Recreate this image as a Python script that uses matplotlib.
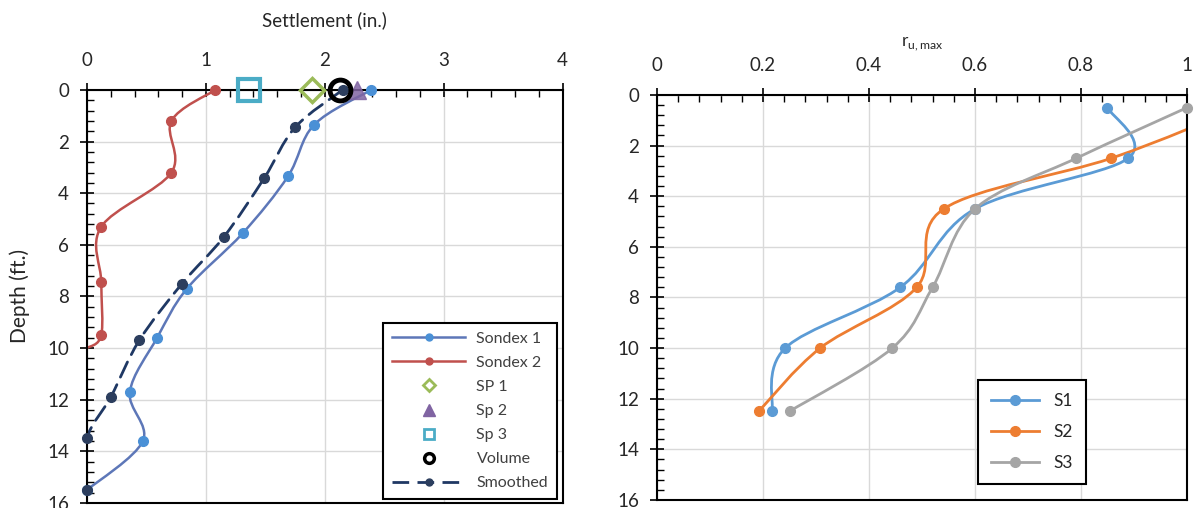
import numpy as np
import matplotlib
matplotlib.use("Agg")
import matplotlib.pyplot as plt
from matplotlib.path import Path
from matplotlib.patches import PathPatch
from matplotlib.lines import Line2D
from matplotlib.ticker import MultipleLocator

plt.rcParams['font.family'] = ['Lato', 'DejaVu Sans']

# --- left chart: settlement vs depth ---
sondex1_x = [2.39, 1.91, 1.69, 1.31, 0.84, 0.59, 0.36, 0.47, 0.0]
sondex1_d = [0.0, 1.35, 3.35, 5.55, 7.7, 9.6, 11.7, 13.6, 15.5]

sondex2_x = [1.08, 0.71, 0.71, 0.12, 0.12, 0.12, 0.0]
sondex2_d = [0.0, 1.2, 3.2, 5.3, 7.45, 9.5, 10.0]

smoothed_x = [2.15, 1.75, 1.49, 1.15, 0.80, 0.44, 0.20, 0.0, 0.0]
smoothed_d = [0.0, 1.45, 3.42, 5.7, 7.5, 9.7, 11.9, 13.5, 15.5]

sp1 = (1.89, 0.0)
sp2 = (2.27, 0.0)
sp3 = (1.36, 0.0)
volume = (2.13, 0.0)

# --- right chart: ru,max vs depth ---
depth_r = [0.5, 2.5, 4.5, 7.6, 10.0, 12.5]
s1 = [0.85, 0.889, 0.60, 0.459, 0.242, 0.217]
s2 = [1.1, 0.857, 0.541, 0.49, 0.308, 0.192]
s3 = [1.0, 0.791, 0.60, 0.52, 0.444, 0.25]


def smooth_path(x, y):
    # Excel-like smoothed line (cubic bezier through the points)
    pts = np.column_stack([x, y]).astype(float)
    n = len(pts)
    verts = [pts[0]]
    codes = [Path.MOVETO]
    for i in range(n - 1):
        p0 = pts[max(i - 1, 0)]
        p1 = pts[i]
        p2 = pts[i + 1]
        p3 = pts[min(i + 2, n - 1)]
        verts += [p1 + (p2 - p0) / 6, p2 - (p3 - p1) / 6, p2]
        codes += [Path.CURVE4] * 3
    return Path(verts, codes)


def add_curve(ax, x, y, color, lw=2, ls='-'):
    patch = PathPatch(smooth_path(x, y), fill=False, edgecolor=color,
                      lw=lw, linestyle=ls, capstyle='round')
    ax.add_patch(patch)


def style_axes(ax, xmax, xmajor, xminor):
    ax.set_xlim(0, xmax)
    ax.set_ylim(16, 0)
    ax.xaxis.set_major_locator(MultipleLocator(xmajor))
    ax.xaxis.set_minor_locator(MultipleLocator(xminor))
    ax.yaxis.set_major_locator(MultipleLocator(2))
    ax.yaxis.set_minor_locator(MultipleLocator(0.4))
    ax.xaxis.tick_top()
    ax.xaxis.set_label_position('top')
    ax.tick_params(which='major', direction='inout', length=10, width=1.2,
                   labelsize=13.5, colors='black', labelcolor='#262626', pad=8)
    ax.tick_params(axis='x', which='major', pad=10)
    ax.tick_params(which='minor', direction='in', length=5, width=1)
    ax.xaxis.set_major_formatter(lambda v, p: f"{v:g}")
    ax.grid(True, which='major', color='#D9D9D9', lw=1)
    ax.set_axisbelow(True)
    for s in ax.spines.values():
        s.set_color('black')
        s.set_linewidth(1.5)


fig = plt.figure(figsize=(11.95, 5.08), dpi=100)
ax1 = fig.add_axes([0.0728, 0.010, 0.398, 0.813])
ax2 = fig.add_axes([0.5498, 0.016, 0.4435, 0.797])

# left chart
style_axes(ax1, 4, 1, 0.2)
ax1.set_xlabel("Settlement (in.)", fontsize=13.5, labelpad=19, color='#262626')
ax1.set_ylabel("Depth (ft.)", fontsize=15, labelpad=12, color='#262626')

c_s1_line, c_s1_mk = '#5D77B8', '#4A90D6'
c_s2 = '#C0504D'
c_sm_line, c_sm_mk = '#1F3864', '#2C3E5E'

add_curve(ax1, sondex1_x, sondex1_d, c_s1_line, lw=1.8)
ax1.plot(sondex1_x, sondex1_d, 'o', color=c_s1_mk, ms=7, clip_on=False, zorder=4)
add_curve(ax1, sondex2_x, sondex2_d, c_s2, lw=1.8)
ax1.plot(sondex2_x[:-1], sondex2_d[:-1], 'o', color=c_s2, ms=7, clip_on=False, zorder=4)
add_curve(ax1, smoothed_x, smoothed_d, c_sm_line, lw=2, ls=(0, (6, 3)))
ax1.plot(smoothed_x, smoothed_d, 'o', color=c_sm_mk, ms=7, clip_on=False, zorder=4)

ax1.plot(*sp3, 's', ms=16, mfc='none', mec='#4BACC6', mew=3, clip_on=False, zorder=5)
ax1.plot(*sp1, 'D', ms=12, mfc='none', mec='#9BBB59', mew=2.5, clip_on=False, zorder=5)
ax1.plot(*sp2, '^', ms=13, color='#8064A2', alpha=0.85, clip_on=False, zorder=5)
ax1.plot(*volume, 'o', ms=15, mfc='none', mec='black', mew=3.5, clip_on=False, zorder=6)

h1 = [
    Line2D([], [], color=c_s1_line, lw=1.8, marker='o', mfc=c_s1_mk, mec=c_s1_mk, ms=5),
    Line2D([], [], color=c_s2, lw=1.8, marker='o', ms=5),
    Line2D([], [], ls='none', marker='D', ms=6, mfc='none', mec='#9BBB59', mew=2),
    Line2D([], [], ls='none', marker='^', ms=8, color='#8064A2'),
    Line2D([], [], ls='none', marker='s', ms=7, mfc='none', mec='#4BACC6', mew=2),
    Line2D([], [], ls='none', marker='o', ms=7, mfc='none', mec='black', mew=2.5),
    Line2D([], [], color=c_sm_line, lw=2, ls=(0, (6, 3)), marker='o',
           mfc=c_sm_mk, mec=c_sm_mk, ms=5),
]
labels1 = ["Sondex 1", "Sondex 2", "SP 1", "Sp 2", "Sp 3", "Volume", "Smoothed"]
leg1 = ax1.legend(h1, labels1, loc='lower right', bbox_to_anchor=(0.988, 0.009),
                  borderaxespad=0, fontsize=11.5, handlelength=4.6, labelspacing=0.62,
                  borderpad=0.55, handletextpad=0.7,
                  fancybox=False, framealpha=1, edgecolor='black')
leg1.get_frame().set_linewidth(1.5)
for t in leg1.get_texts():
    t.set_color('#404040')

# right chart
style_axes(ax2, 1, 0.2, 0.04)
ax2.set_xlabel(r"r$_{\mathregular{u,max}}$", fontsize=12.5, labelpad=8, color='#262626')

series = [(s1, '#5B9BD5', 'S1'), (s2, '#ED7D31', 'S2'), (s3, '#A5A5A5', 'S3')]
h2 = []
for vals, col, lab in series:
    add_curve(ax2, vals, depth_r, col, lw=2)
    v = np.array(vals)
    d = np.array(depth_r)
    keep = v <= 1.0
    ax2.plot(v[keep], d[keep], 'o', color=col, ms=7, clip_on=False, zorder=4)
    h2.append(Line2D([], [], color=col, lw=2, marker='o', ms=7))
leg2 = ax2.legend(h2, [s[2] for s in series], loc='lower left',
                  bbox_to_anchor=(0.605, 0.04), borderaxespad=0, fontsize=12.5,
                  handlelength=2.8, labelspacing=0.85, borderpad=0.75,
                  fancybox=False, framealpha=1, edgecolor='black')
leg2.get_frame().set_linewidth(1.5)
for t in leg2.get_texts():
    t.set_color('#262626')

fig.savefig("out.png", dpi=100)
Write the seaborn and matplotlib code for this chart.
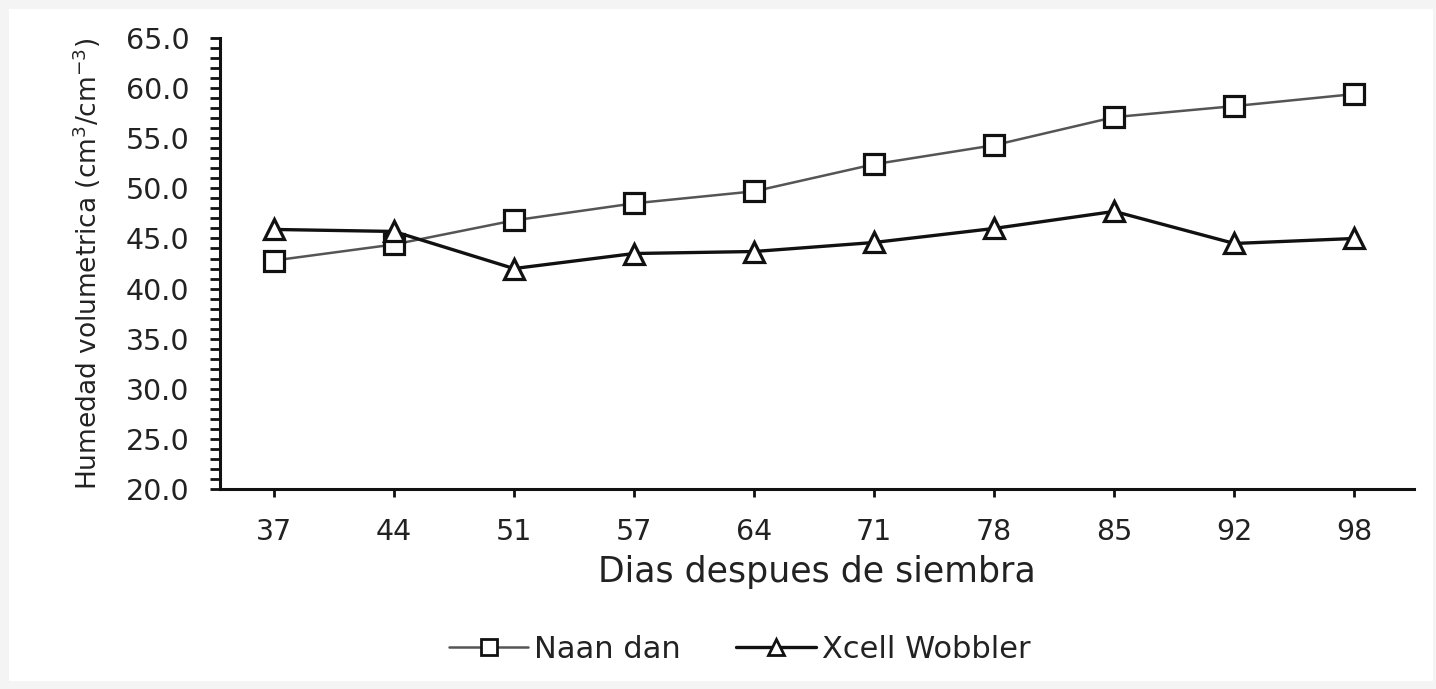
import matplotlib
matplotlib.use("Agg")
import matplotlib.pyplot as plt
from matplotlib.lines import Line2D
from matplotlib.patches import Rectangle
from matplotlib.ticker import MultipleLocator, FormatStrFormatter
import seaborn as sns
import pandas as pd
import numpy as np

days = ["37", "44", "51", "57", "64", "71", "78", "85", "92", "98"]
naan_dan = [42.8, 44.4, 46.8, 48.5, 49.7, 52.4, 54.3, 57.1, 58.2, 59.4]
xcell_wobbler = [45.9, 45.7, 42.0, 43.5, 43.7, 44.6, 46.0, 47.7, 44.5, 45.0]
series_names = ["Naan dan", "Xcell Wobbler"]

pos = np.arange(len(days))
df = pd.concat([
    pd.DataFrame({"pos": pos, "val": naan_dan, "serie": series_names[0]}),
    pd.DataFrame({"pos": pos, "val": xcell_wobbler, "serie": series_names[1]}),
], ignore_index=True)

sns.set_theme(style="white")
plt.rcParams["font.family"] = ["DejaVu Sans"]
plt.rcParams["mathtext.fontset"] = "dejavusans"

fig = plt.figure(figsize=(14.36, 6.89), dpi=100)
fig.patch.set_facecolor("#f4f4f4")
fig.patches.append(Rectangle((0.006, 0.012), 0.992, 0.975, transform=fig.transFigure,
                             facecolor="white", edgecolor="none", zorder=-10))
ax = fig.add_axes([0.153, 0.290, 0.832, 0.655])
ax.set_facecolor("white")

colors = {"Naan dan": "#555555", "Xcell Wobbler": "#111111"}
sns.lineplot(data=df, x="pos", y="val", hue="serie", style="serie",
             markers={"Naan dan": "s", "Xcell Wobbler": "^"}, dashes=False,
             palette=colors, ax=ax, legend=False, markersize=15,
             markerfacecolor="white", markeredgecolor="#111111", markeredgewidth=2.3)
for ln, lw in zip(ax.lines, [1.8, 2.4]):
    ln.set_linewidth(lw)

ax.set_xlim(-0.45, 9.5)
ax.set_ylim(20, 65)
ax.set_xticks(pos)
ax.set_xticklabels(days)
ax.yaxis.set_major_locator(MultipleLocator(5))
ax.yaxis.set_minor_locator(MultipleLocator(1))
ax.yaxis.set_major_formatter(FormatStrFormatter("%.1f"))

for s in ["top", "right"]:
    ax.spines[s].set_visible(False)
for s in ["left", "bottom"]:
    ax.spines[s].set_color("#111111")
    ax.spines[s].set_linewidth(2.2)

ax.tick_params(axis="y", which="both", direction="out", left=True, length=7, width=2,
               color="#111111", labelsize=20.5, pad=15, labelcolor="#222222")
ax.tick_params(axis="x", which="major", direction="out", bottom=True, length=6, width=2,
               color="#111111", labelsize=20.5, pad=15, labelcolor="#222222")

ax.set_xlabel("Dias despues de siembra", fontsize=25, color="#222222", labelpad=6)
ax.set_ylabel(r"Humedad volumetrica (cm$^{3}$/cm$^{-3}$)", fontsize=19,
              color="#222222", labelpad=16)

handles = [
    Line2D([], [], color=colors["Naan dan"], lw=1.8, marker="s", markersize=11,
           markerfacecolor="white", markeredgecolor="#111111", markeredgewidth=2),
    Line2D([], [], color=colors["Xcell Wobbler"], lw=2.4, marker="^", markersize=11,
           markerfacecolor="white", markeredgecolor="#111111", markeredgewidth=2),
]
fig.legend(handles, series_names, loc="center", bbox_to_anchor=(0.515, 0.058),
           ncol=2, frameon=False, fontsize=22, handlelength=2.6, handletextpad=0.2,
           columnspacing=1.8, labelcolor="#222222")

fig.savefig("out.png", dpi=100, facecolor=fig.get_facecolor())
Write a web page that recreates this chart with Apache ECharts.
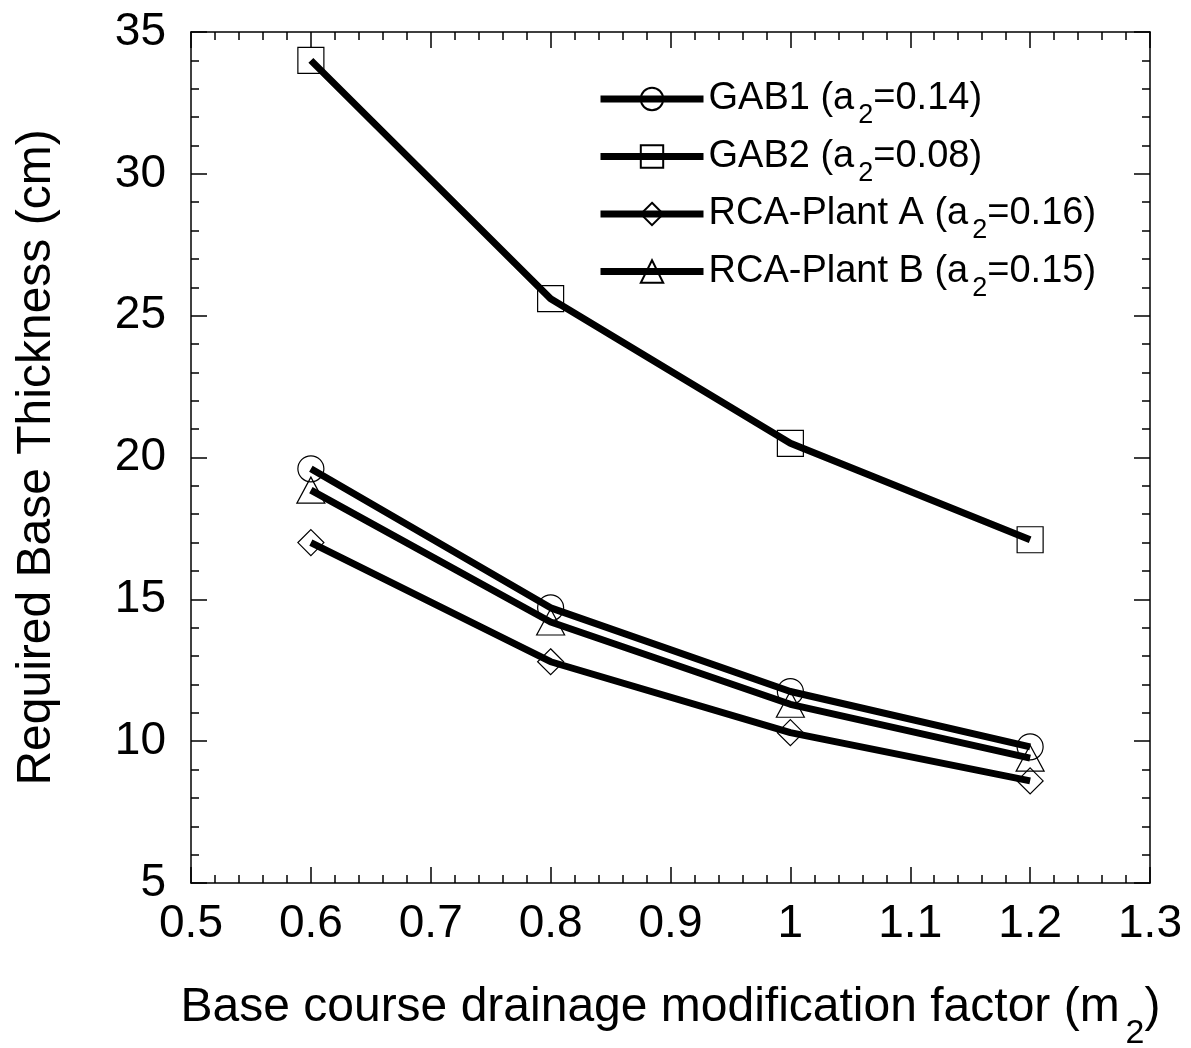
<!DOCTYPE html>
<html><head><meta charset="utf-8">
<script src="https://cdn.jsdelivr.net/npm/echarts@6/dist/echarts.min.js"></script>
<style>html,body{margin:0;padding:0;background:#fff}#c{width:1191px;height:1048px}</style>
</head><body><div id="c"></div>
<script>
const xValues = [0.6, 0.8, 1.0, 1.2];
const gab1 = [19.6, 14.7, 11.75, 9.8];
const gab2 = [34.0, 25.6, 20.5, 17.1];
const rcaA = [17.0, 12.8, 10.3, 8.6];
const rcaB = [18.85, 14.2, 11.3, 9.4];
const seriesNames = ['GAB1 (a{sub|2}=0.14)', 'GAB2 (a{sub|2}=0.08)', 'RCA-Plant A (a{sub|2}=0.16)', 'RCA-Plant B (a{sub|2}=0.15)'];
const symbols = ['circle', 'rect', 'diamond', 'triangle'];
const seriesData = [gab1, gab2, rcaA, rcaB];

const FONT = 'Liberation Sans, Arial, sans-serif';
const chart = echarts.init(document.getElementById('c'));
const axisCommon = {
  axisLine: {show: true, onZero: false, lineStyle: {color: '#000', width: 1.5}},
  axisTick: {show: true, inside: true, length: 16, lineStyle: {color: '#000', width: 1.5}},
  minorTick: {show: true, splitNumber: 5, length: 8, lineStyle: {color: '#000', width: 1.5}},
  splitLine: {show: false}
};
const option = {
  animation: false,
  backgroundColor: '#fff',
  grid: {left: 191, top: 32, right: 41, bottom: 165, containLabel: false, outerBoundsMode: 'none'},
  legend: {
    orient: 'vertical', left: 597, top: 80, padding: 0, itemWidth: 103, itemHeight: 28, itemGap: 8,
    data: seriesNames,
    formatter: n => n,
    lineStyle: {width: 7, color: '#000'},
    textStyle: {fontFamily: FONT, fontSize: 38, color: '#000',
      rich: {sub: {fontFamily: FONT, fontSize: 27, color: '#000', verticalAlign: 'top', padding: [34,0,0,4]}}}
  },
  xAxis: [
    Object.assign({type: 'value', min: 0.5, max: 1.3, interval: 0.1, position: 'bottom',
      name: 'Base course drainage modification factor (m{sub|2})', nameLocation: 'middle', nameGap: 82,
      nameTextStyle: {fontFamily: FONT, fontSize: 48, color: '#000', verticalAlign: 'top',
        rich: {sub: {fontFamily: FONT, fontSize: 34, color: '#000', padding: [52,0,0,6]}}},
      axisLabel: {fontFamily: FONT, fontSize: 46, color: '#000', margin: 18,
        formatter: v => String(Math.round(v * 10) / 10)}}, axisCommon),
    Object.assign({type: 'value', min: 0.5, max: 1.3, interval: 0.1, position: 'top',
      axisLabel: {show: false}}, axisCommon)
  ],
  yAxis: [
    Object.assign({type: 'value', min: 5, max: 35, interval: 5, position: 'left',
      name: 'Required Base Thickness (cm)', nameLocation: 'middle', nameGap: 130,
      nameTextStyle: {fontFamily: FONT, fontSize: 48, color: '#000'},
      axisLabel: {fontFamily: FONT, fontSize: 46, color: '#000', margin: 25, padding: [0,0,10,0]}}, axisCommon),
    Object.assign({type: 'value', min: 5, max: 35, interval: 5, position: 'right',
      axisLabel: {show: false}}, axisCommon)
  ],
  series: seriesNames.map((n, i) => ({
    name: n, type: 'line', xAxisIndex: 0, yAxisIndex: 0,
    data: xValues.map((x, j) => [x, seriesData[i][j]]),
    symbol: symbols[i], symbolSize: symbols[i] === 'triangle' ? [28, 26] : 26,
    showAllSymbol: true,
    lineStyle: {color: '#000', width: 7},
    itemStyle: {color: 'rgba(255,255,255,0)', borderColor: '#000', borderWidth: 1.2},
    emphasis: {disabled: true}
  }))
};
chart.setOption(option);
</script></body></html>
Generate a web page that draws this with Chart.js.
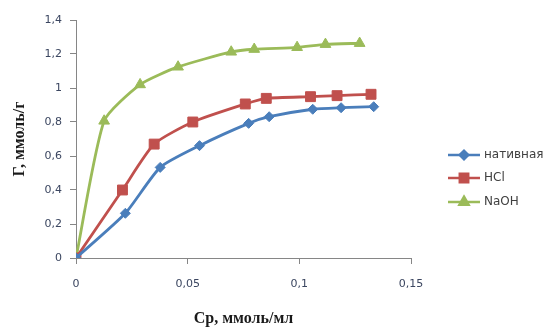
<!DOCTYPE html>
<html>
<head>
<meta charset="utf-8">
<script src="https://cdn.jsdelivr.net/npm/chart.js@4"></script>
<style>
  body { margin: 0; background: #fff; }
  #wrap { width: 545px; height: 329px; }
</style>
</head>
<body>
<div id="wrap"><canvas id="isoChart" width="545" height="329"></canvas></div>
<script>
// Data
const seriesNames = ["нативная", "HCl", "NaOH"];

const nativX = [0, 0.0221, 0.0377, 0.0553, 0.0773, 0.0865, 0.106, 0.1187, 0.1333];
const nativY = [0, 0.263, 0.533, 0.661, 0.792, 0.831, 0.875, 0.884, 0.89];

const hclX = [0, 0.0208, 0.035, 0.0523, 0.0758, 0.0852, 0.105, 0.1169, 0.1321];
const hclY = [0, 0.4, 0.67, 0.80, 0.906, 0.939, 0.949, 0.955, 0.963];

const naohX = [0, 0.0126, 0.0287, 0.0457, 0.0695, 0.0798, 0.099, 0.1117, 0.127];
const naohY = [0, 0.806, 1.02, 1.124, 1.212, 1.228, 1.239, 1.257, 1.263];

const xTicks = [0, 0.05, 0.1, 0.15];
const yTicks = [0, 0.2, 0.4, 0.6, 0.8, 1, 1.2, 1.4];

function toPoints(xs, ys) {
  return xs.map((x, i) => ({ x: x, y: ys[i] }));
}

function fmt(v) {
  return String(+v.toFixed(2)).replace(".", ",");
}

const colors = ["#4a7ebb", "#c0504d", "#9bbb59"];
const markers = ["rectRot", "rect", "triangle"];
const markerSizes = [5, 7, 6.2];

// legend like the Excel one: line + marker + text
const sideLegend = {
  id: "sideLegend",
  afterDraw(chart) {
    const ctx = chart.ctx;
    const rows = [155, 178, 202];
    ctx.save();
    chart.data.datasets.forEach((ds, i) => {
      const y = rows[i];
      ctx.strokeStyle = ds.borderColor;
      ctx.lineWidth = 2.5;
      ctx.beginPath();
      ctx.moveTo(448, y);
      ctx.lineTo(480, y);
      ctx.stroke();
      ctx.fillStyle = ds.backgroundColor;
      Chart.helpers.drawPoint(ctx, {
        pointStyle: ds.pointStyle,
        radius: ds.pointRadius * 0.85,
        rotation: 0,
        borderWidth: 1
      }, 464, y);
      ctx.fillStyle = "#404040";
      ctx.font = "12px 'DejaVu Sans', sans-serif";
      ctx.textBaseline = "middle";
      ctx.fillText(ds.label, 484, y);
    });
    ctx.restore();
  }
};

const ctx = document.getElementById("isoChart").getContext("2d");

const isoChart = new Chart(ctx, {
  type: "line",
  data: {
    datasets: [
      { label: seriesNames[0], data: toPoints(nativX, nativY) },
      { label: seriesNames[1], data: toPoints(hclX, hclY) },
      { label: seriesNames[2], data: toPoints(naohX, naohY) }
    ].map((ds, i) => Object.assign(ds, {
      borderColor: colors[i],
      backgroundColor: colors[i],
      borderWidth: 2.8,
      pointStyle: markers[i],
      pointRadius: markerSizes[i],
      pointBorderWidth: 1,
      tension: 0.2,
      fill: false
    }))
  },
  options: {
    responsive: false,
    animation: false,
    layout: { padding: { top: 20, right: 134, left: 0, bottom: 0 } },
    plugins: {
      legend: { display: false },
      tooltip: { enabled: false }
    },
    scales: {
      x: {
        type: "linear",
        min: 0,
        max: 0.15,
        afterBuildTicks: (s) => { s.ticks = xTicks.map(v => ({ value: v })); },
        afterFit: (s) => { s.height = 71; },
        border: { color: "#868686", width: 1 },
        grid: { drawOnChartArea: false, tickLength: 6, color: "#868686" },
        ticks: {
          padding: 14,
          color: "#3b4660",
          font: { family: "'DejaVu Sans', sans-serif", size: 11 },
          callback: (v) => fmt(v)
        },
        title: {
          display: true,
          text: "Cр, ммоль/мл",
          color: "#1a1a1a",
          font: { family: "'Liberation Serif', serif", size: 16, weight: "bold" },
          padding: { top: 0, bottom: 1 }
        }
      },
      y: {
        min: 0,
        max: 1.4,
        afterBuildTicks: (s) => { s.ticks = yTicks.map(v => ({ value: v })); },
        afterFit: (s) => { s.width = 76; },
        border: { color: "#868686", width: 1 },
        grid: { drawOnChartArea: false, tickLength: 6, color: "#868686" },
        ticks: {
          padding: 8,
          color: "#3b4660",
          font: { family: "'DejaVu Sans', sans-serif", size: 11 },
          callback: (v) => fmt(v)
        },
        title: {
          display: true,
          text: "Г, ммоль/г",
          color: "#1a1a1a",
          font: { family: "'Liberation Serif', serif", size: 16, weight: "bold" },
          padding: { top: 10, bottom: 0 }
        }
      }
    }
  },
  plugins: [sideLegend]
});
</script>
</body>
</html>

• **Set problem**:
Reproduce the material above from its first line through the line containing "plt.rcParams['font.family'] = ['Lato', 'DejaVu", both ends included, and skip every picture.

• **Result of the task**:
Recreate this image as a Python script that uses matplotlib.
import numpy as np
import matplotlib
matplotlib.use("Agg")
import matplotlib.pyplot as plt
from matplotlib.path import Path
from matplotlib.patches import PathPatch
from matplotlib.lines import Line2D
from matplotlib.ticker import MultipleLocator

plt.rcParams['font.family'] = ['Lato', 'DejaVu Sans']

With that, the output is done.